The news came after a woman working as a tour bus guide tested positive for the coronavirus for a second time, Osaka’s prefectural government said, the first known person in Japan and one of very few worldwide to do so amid growing concerns about the spread of the infection.

The Japanese school year ends in March and resumes in April, after a break.

The number of cases in Japan has now risen to more than 200, up from the official tally of 186 late on Wednesday.

On the main northern island of Hokkaido, 13 new cases, including two under the age of 10, were confirmed, the public broadcaster NHK reported. The western major city of Osaka said it would close all public kindergartens, elementary and junior high schools for two weeks from Feb. 29 to prevent infection.

The government has urged that big gatherings and sports events be scrapped or curtailed for two weeks to contain the virus while pledging that the 2020 Summer Olympics will go ahead in the capital Tokyo.
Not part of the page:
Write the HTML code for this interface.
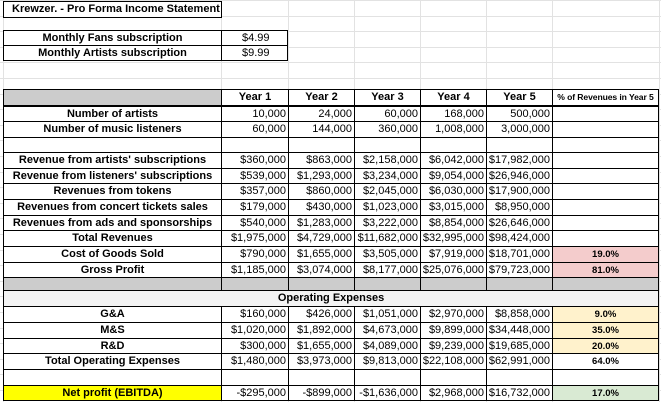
<!DOCTYPE html>
<html><head><meta charset="utf-8"><style>
html,body{margin:0;padding:0;background:#fff;width:661px;height:402px;overflow:hidden;position:relative;font-family:"Liberation Sans",Arial,sans-serif;font-size:11px;color:#000}
.c{position:absolute;box-sizing:border-box;white-space:nowrap;line-height:15px;overflow:hidden}
.g{position:absolute;background:#e2e2e2}
.b{font-weight:bold;text-align:center}
.r{text-align:right;padding-right:2px}
.p{text-align:center;font-weight:bold;font-size:9.5px}
</style></head><body>
<script>
const cols=[3,221,288,354,420,486,552,659];
const years=["Year 1","Year 2","Year 3","Year 4","Year 5"];
const rows=[
 {t:106,h:15,l:"Number of artists",v:["10,000","24,000","60,000","168,000","500,000"],p:""},
 {t:121,h:16,l:"Number of music listeners",v:["60,000","144,000","360,000","1,008,000","3,000,000"],p:""},
 {t:152,h:16,l:"Revenue from artists' subscriptions",v:["$360,000","$863,000","$2,158,000","$6,042,000","$17,982,000"],p:""},
 {t:168,h:15,l:"Revenue from listeners' subscriptions",v:["$539,000","$1,293,000","$3,234,000","$9,054,000","$26,946,000"],p:""},
 {t:183,h:16,l:"Revenues from tokens",v:["$357,000","$860,000","$2,045,000","$6,030,000","$17,900,000"],p:""},
 {t:199,h:16,l:"Revenues from concert tickets sales",v:["$179,000","$430,000","$1,023,000","$3,015,000","$8,950,000"],p:""},
 {t:215,h:15,l:"Revenues from ads and sponsorships",v:["$540,000","$1,283,000","$3,222,000","$8,854,000","$26,646,000"],p:""},
 {t:230,h:16,l:"Total Revenues",v:["$1,975,000","$4,729,000","$11,682,000","$32,995,000","$98,424,000"],p:""},
 {t:246,h:16,l:"Cost of Goods Sold",v:["$790,000","$1,655,000","$3,505,000","$7,919,000","$18,701,000"],p:"19.0%",pc:"#f4cccc"},
 {t:262,h:16,l:"Gross Profit",v:["$1,185,000","$3,074,000","$8,177,000","$25,076,000","$79,723,000"],p:"81.0%",pc:"#f4cccc"},
 {t:306,h:16,l:"G&A",v:["$160,000","$426,000","$1,051,000","$2,970,000","$8,858,000"],p:"9.0%",pc:"#fff2cc"},
 {t:322,h:16,l:"M&S",v:["$1,020,000","$1,892,000","$4,673,000","$9,899,000","$34,448,000"],p:"35.0%",pc:"#fff2cc"},
 {t:338,h:15,l:"R&D",v:["$300,000","$1,655,000","$4,089,000","$9,239,000","$19,685,000"],p:"20.0%",pc:"#fff2cc"},
 {t:353,h:16,l:"Total Operating Expenses",v:["$1,480,000","$3,973,000","$9,813,000","$22,108,000","$62,991,000"],p:"64.0%"},
 {t:369,h:16,l:"",v:["","","","",""],p:""},
 {t:385,h:15,l:"Net profit (EBITDA)",v:["-$295,000","-$899,000","-$1,636,000","$2,968,000","$16,732,000"],p:"17.0%",pc:"#d9ead3",lc:"#ffff00"}
];
function cell(x,y,w,h,txt,cls,bg,name,border){
 const d=document.createElement('div');
 d.className='c '+cls;
 d.style.left=x+'px';d.style.top=y+'px';d.style.width=w+'px';d.style.height=h+'px';
 d.style.border=border||'1px solid #000';
 if(bg)d.style.background=bg;
 d.textContent=txt;
 
 
 document.body.appendChild(d);return d;
}
for(let y=0;y<402;y+=15.6){const g=document.createElement('div');g.className='g';g.style.left='0';g.style.width='661px';g.style.top=Math.round(y)+'px';g.style.height='1px';


document.body.appendChild(g);}
[3,221,288,354,420,486,552,659].forEach(x=>{const g=document.createElement('div');g.className='g';g.style.left=x+'px';g.style.top='0';g.style.height='402px';g.style.width='1px';


document.body.appendChild(g);});
const tc=cell(3,1,219,17,"Krewzer. - Pro Forma Income Statement","b","#fff","title-cell");
tc.style.textAlign='left';tc.style.paddingLeft='8px';
cell(3,30,219,16,"Monthly Fans subscription","b","#fff","fans-label");
cell(221,30,67,16,"$4.99","","#fff","fans-price").style.paddingLeft='20px';
cell(3,45,219,16,"Monthly Artists subscription","b","#fff","artists-label");
cell(221,45,67,16,"$9.99","","#fff","artists-price").style.paddingLeft='20px';
cell(3,89,219,17,"","", "#cccccc","header-blank");
years.forEach((y,i)=>cell(cols[i+1],89,cols[i+2]-cols[i+1]+1,17,y,"b","#fff","header-year-"+(i+1)));
const hp=cell(552,89,107,17,"% of Revenues in Year 5","b","#fff","header-pct");
hp.style.fontSize='8.6px';hp.style.letterSpacing='-0.1px';
rows.forEach((r,ri)=>{
 cell(3,r.t,219,r.h+1,r.l,"b",r.lc||"#fff","row-label");
 r.v.forEach((v,i)=>cell(cols[i+1],r.t,cols[i+2]-cols[i+1]+1,r.h+1,v,"r","#fff","value-y"+(i+1)));
 cell(552,r.t,107,r.h+1,r.p,"p",r.pc||"#fff","pct-cell");
});
cell(3,137,219,16,"","","#fff","spacer");
for(let i=0;i<5;i++)cell(cols[i+1],137,cols[i+2]-cols[i+1]+1,16,"","","#fff","spacer");
cell(552,137,107,16,"","","#fff","spacer");
cell(3,277,219,14,"","","#cccccc","separator");
for(let i=0;i<5;i++)cell(cols[i+1],277,cols[i+2]-cols[i+1]+1,14,"","","#cccccc","separator");
cell(552,277,107,14,"","","#cccccc","separator");
cell(3,290,656,17,"Operating Expenses","b","#f3f3f3","opex-header");
</script>
</body></html>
The more than 200 cases are separate from 704 reported from an outbreak on the Diamond Princess cruise liner that was quarantined off Tokyo earlier this month.

A man in his 80s died in Hokkaido after contracting the coronavirus, the prefectural government said, bringing the total number of people who have died in Japan to eight, including four from the ship.

Though a first known case for Japan, second positive tests have been reported in China — one reported on Feb. 21 — where the disease originated late last year.

The outbreak has spread rapidly and widely, infecting about 80,000 people globally and killing nearly 2,800, the vast majority in mainland China.

The woman, a resident of Osaka, in western Japan, tested positive on Wednesday after developing a sore throat and chest pains, the prefectural government said in a statement, describing her as being in her 40s. She first tested positive in late January and was discharged from hospital on Feb. 1 after recovering, according to the statement.

Health Minister Katsunobu Kato said in parliament the central government would need to review patient lists and keep tabs on the condition of those previously discharged, as health experts analyzed the implications of testing positive for the virus after an initial recovery.